On another note, the fall yarns are starting to arrive. We have new colors in some of the old favorites and a lot of new yarns arriveing. So far we have new shades of Silk Garden from Noro, some gorgeous metallics from Great Adirondack, and a Kama, a brand new yarn from Noro. We have the new fall/winter Debbie Bliss magazine with lots of fun knits. It includes a lot of cute animal scarves and matching mittens for kids and several men's sweaters. Patterns your man will love and something we are always looking for. The Fall Interweave Knits has a beautiful two colored sweater called Downton for you fans of Downton Abbey.
My complements to Michelle Hunter! Once again her instructions and videos are fantastic. I finished knitting my Independence Pillow (which should probably have been done in red, blue or white) last week, but haven't got it sewn together. I just reviewed the videos for the mattress stitch--both for vertical and horizontal seams-- and they are excellent. Everyone who participated in this knit along is going to be very pleased with the results. The next knit along with Michelle will be in October. This Progressive Needles KAL we will be doing seasonal projects so we will have a knit along every 3 months. Unless something comes up, we will be using the Hikoo Simpliworsted again. The project hasn't been announced yet.

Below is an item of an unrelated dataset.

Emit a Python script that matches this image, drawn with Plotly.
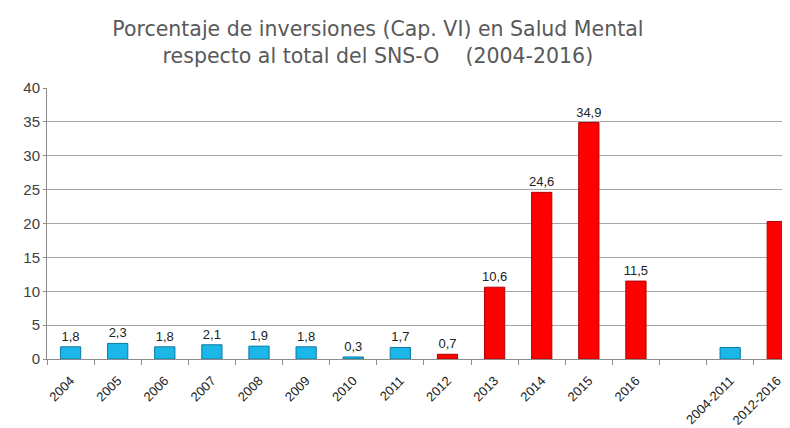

Those of us working on the Building Blocks Afghan (designed by Michelle) will be meeting at 3:00 this Friday, July 27. We are all moving along beautifully. I have six blocks done and most everyone has at least 3. The seventh block is stymieing me, because I can't decide what color I want to use. Maybe I will skip to #8. We will officially be starting the 4th block on Friday. Everyone is welcome to join us, we have mostly devolved into a knitting circle, since most of us already know the techniques. We do enjoy the socializing--or at least I do!